Data from Long & Foster Real Estate shows that the average selling price of house or condos in Petworth has gone up over 40 percent since July of last year, making it one of the hottest housing markets in D.C.

“Some folks talk about how new people ‘invading’ the neighborhood. I don’t see it like that. Way I see it is, fighting gentrification like trying to change the weather,” Hall says. “I’m tired of hearing about it. It’s not us against ‘them.’ It’s not a war.”

Hall attends an informal social gathering on Saturdays at the library, and said that the group often sees newcomers to the neighborhood eager to join the Petworth community.

“You see the young kids in here doing homework after school. Well, we got an old folks study group of our own,” Hall says with a quiet laugh. “Library’s a great place to meet people, don’t have to be a reader. When we get new faces, we show them around, help them figure out how things work. It’s just what you’d do for any new neighbor.”

Inclusion rather than exclusion seems to be the order of the day in Petworth.

“I’ve only been living here for two years, and I’ve never felt unwanted. I think I’m here to stay,” says Mary Rae Lewis, 53, over a copy of Ebony magazine she is perusing in the library reading room.

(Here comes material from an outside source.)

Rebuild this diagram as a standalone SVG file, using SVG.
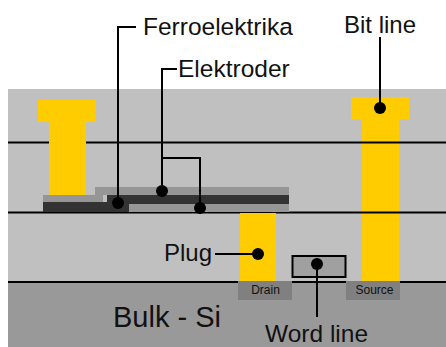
<svg xmlns="http://www.w3.org/2000/svg" width="446" height="347" viewBox="0 0 446 347">
<defs>
<style>
.t{font-family:"Liberation Sans",Arial,sans-serif;fill:#111}
.w{stroke:#000;stroke-width:2;fill:none}
.y{fill:#ffcc00}
.g{fill:#969696}
.d{fill:#333333}
.s{fill:#808080}
</style>
</defs>
<g id="substrate">
<rect x="8" y="89" width="438" height="193" fill="#c0c0c0"/>
<rect x="8" y="282" width="438" height="65" fill="#999999"/>
</g>
<g id="bit-contact"><path class="y" d="M351 97H409V119H399V281H362V119H351Z"/></g>
<g id="layer-lines"><path class="w" d="M8 142.500H446M8 212.500H446M8 282H446"/></g>
<g id="left-contact"><path class="y" d="M38 100H96V122H86V195H49V122H38Z"/></g>
<g id="capacitor">
<rect class="g" x="43" y="195" width="60" height="8"/>
<rect class="d" x="43" y="202" width="86" height="10"/>
<rect class="g" x="95" y="187" width="194" height="8"/>
<rect class="d" x="107" y="195" width="182" height="9"/>
<rect class="g" x="129" y="204" width="160" height="8"/>
</g>
<g id="plug"><rect class="y" x="240" y="213" width="36" height="68"/></g>
<g id="drain"><rect class="s" x="238" y="281" width="54" height="19"/><text class="t" x="265.500" y="294" font-size="12" text-anchor="middle">Drain</text></g>
<g id="source"><rect class="s" x="346" y="281" width="54" height="19"/><text class="t" x="374.500" y="294" font-size="12" text-anchor="middle">Source</text></g>
<g id="word-gate"><rect x="292.500" y="256" width="53" height="21" fill="#a0a0a0" stroke="#000" stroke-width="2"/></g>
<g id="connectors">
<path class="w" d="M136 27H118V203"/>
<path class="w" d="M177 69H162V190"/>
<path class="w" d="M162 158H200V208"/>
<path class="w" d="M380 37V108"/>
<path class="w" d="M215 254H257"/>
<path class="w" d="M317 264V317"/>
<circle cx="118" cy="203" r="6"/>
<circle cx="162" cy="191" r="6"/>
<circle cx="200" cy="208" r="6"/>
<circle cx="380" cy="108" r="6"/>
<circle cx="258" cy="254" r="6"/>
<circle cx="317" cy="264" r="6"/>
</g>
<g id="labels">
<text class="t" x="143" y="35" font-size="24.500">Ferroelektrika</text>
<text class="t" x="178" y="77" font-size="24.500">Elektroder</text>
<text class="t" x="344" y="33" font-size="24">Bit line</text>
<text class="t" x="164" y="261" font-size="24">Plug</text>
<text class="t" x="113" y="327" font-size="29">Bulk - Si</text>
<text class="t" x="265" y="342" font-size="24.500">Word line</text>
</g>
</svg>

“There are plenty of ways to get involved in the community if you want to. On Fridays, I volunteer at the market to help set up,” says Lewis, referring to the Petworth Community Market held weekly on Upshur and 9th Street. “I’ve met some great people that way.”

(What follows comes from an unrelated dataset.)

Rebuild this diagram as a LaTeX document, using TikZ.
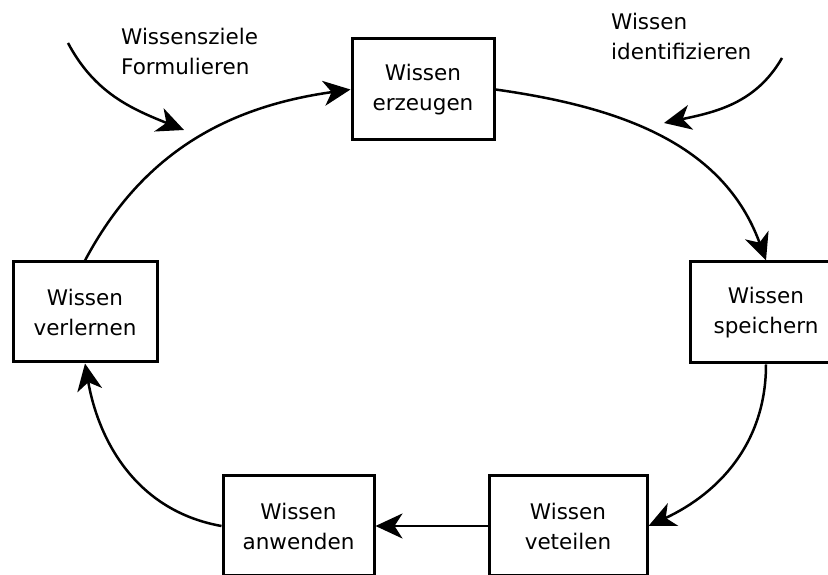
\documentclass[tikz,border=0pt]{standalone}
\usepackage{fontspec}
\setmainfont{DejaVu Sans}
\usepackage{tikz}
\usetikzlibrary{arrows.meta}

\begin{document}
\begin{tikzpicture}[x=1pt,y=1pt,>={Stealth[length=27pt,width=25pt,inset=8pt]},
  box/.style={draw,line width=3pt,align=center,font=\fontsize{21.5}{30}\selectfont},
  pfeil/.style={line width=2.5pt,->}]
  \useasboundingbox (0,0) rectangle (828,575);
  \clip (0,0) rectangle (828,575);
  \node[box,minimum width=142pt,minimum height=101pt] (erzeugen) at (423,485.5) {Wissen\\erzeugen};
  \node[box,minimum width=152pt,minimum height=101pt] (speichern) at (766,262.5) {Wissen\\speichern};
  \node[box,minimum width=158pt,minimum height=100pt] (veteilen) at (568,49) {Wissen\\veteilen};
  \node[box,minimum width=151pt,minimum height=100pt] (anwenden) at (298.5,49) {Wissen\\anwenden};
  \node[box,minimum width=144pt,minimum height=100pt] (verlernen) at (85,263) {Wissen\\verlernen};
  \node[align=left,anchor=north west,inner sep=0pt,font=\fontsize{21.5}{30}\selectfont] (ziele) at (121,547) {Wissensziele\\Formulieren};
  \node[align=left,anchor=north west,inner sep=0pt,font=\fontsize{21.5}{30}\selectfont] (ident) at (611,562) {Wissen\\identifizieren};
  \coordinate (z1) at (68,532);
  \coordinate (z2) at (184,445);
  \coordinate (i1) at (782,517);
  \coordinate (i2) at (664,452);
  \draw[pfeil] (verlernen.north) to[out=62,in=188] (erzeugen.west);
  \draw[pfeil] (erzeugen.east) to[out=-8,in=110] (speichern.north);
  \draw[pfeil] (speichern.south) to[out=-90,in=25] (veteilen.east);
  \draw[pfeil] (veteilen.west) -- (anwenden.east);
  \draw[pfeil] (anwenden.west) to[out=170,in=-80] (verlernen.south);
  \draw[pfeil] (z1) to[out=-62,in=158] (z2);
  \draw[pfeil] (i1) to[out=240,in=12] (i2);
\end{tikzpicture}
\end{document}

Hernandez’s cart, still laden with paletas (Latin-American popsicles made with fruit and milk) and other sweet treats, trundles past Roosevelt High School towards Powell Elementary School.

Powell, a dual-language institution, teaches its academic classes in both English and Spanish. As a result, 84 percent of its 391 students are of Hispanic or Latino descent, according to the DCPS statistics. The school fills an important niche in the diverse Petworth community.

Hernandez parks his pushcart in the grass off the sidewalk and says hello to several of the parents waiting below the steps, making familiar small talk. He checks the phone in his pocket for the time: 3:15 p.m. As if on cue, the doors of Powell Elementary swing open and children flood out onto the lawn.

“Paletas,” Hernandez calls, “Paletas y helados!”